Ab 2018 nun sind die altehrwürdigen Wettbewerbe der Läufer, Springer und Werfer zusätzlich Teil eines noch größeren Events: der »European Sports Championships«. Nach der Erstauflage der »Europäischen Sportmeisterschaften« sollen sie fortan alle vier Jahre stattfinden. 2018 wird es sie an zwei Orten geben – Berlin und Glasgow.
Während sich in Berlin 1500 Leichtathleten messen, treten in Glasgow 2900 Athleten an, um im Schwimmen, Radsport, Kunstturnen, Rudern und Triathlon sowie bei der Golf-Team-EM ihre Europameister zu ermitteln. Ein sternförmiges Logo namens »Mark of a Champion« soll das prägende Markenzeichen der Meisterschaften sein, die innerhalb von zehn Tagen ausgetragen werden.
Der Clou ist für die Ausrichter der gemeinsamen Meisterschaften die perfekte TV-gerechte Terminierung: Statt sich die Fernsehzuschauer gegenseitig streitig zu machen, wird die ganze Aufmerksamkeit auf das kontinentale Großereignis gerichtet und die Wettkampfzeiten werden analog zu den Wintersportarten so getaktet, dass an den insgesamt zehn Tagen von morgens bis abends Sport gesendet werden kann.
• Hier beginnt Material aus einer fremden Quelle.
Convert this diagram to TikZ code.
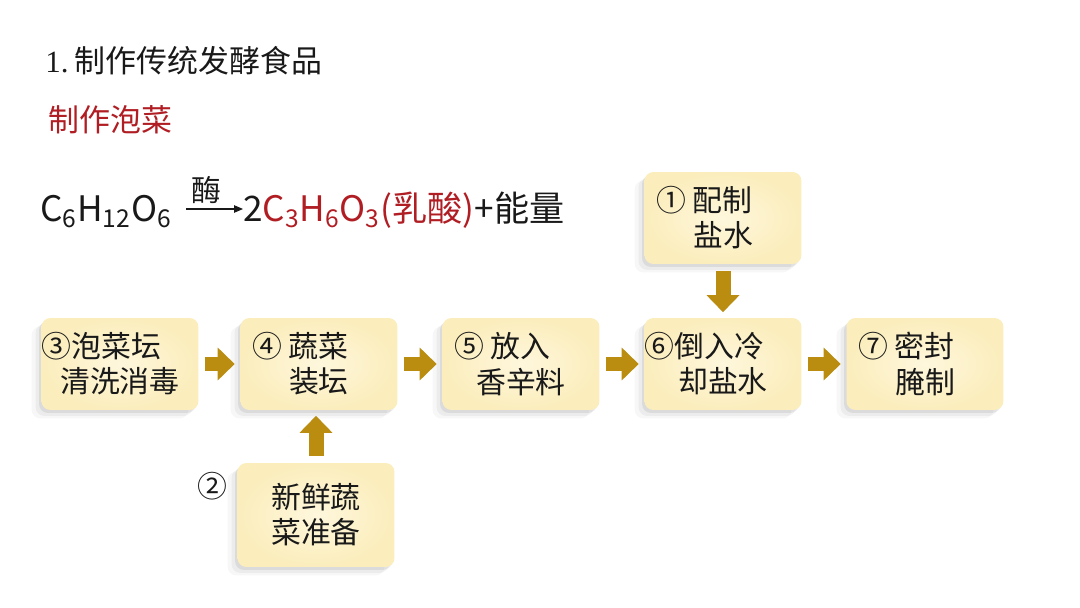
\documentclass[tikz,border=0pt]{standalone}
\usepackage{fontspec}
\setmainfont{Noto Sans CJK SC}
\newfontfamily\numserif{Liberation Serif}
\usetikzlibrary{arrows.meta,shadows,positioning}

\definecolor{boxin}{RGB}{254,247,220}
\definecolor{boxout}{RGB}{251,237,188}
\definecolor{flowgold}{RGB}{186,141,16}
\definecolor{acidred}{RGB}{176,30,36}
\definecolor{ink}{RGB}{25,25,25}

% trailing gap after the numbered first line
\newcommand{\tailgap}{\hspace*{1.25em}}

\tikzset{
  stepbox/.style={rounded corners=0.18cm, inner color=boxin, outer color=boxout,
    minimum width=3.14cm, minimum height=1.84cm, inner xsep=0pt,
    align=center, text=ink, font=\fontsize{17}{20}\selectfont,
    drop shadow={shadow xshift=-0.05cm, shadow yshift=-0.06cm, opacity=0.12, fill=black!60},
    drop shadow={shadow xshift=-0.12cm, shadow yshift=-0.12cm, opacity=0.08, fill=black!60},
    drop shadow={shadow xshift=-0.2cm, shadow yshift=-0.17cm, opacity=0.05, fill=black!60}},
  flow/.style={draw=flowgold, line width=0.3cm,
    -{Triangle[length=0.34cm,width=0.66cm,line width=0pt]},
    shorten <=0.13cm, shorten >=0.11cm},
  plain/.style={inner sep=0pt, text=ink},
}

\begin{document}
\begin{tikzpicture}[x=0.02cm, y=-0.02cm]
\useasboundingbox (0,0) rectangle (1080,608);

% ── Headings ─────────────────────────────────────────────────
\node[plain, anchor=west, font=\fontsize{17.6}{21}\selectfont] (title) at (45,61)
  {{\numserif 1.}\hspace{0.2em}制作传统发酵食品};
\node[plain, anchor=west, text=acidred, font=\fontsize{17.6}{21}\selectfont] (sub) at (48,120)
  {制作泡菜};

% ── Reaction ─────────────────────────────────────────────────
\node[plain, anchor=base west, font=\fontsize{20}{24}\selectfont] (glc) at (40,222)
  {C\textsubscript{6}H\textsubscript{12}O\textsubscript{6}};
\node[plain, anchor=base west, font=\fontsize{20}{24}\selectfont] (prod) at (243,222)
  {2{\color{acidred}C\textsubscript{3}H\textsubscript{6}O\textsubscript{3}(乳酸)}+能量};
\draw[ink, line width=0.6pt, -{Triangle[length=0.18cm,width=0.15cm]}]
  ([xshift=0.28cm,yshift=0.26cm]glc.base east) -- ([yshift=0.26cm]prod.base west)
  node[pos=0.35, above=3pt, inner sep=0pt, font=\fontsize{17}{20}\selectfont] (enz) {酶};

% ── Process boxes ────────────────────────────────────────────
\def\rowy{364}
\foreach \nm/\px/\txt in {
    b3/120/{③泡菜坛\tailgap\\清洗消毒},
    b4/319/{④ 蔬菜\tailgap\\装坛},
    b5/521/{⑤ 放入\tailgap\\香辛料},
    b6/723/{⑥倒入冷\tailgap\\却盐水},
    b7/925/{⑦ 密封\tailgap\\腌制}} {
  \node[stepbox] (\nm) at (\px,\rowy) {\txt};
}
\node[stepbox] (b1) at (723,218) {① 配制\tailgap\\盐水};
\node[stepbox, minimum height=2.08cm] (b2) at (316,515) {新鲜蔬\\菜准备};
\node[plain, font=\fontsize{17}{20}\selectfont] (n2) at (212,486) {②};

% ── Arrows ───────────────────────────────────────────────────
\foreach \a/\b in {b3/b4, b4/b5, b5/b6, b6/b7}
  \draw[flow] (\a) -- (\b);
\draw[flow] (b1) -- (b6);
\draw[flow] (b2.north) -- (b2.north |- b4.south);

\end{tikzpicture}
\end{document}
Fernsehpartner der Titelkämpfe ist die Europäische Rundfunkunion EBU, die als Zusammenschluss von 73 Rundfunkanstalten in 56 Staaten Europas, Nordafrikas und Vorderasiens einen Markt von 1,3 Milliarden Zuschauern erreicht. Für Schwimmer und Leichtathleten ist derlei Live- Berichterstattung nichts gänzlich Neues, für die Turner, Ruderer oder Triathleten indes bedeutet eine derartige Reichweite einen Quantensprung. »Die TV-Abdeckung ist einer der Hauptvorteile für die Verbände«, schwärmt auch James Mulligan von der »European Championships Ma- nagement Sàrl«, jener Schweizer GmbH, die den Zusammenschluss der Titelkämpfe vertritt. Die Gesellschaft arbeitet von Nyon aus, wo auch die UEFA ihren Sitz hat. »Wir haben schon jetzt die Zusage für die fünf wichtigsten Märkte. 2018 werden ARD/ZDF, die BBC (Großbritanni- en), France Télévisions (Frankreich), RAI (Italien) und TVE (Spanien) von den Titelkämpfen berichten.«
Vor allem die Fernsehabdeckung dürfte Neid bei der Konkurrenzveranstaltung European Games wecken. Die Europaspiele, initiiert von den Europäischen Olympischen Komitees (EOC), wurden 2015 erstmals veranstaltet – in Baku, Hauptstadt des autokratisch regierten Ölstaates Aserbaidshan. Aus der Millionenstadt am Kaspischen Meer übertrugen 2015 nur 33 europäische Sender live, größtenteils waren es Spartensender wie beispielsweise Sport1 in Deutschland. Die Baku-Spiele wurden noch dazu von Protesten gegen die schwerwiegenden Menschrechtsverletzungen in Aserbaidshan begleitet. Das Land zählte zu Beginn der Spiele mehr als 100 politische Gefangene, die Pressefreiheit ist weiterhin eingeschränkt. Für die ultramodernen Sportstätten wurden Milliarden ausgegeben, korrupte Politiker sollen glänzend verdient haben.
Bei den zweiten Europaspielen droht dem EOC erneut negative Publicity. Mangels Interessenten wurden die Spiele wieder an eine Diktatur vergeben: Minsk wird 2019 die European Games ausrichten, Hauptstadt des einzigen Staates in Europa, der noch Todesstrafen vollstreckt.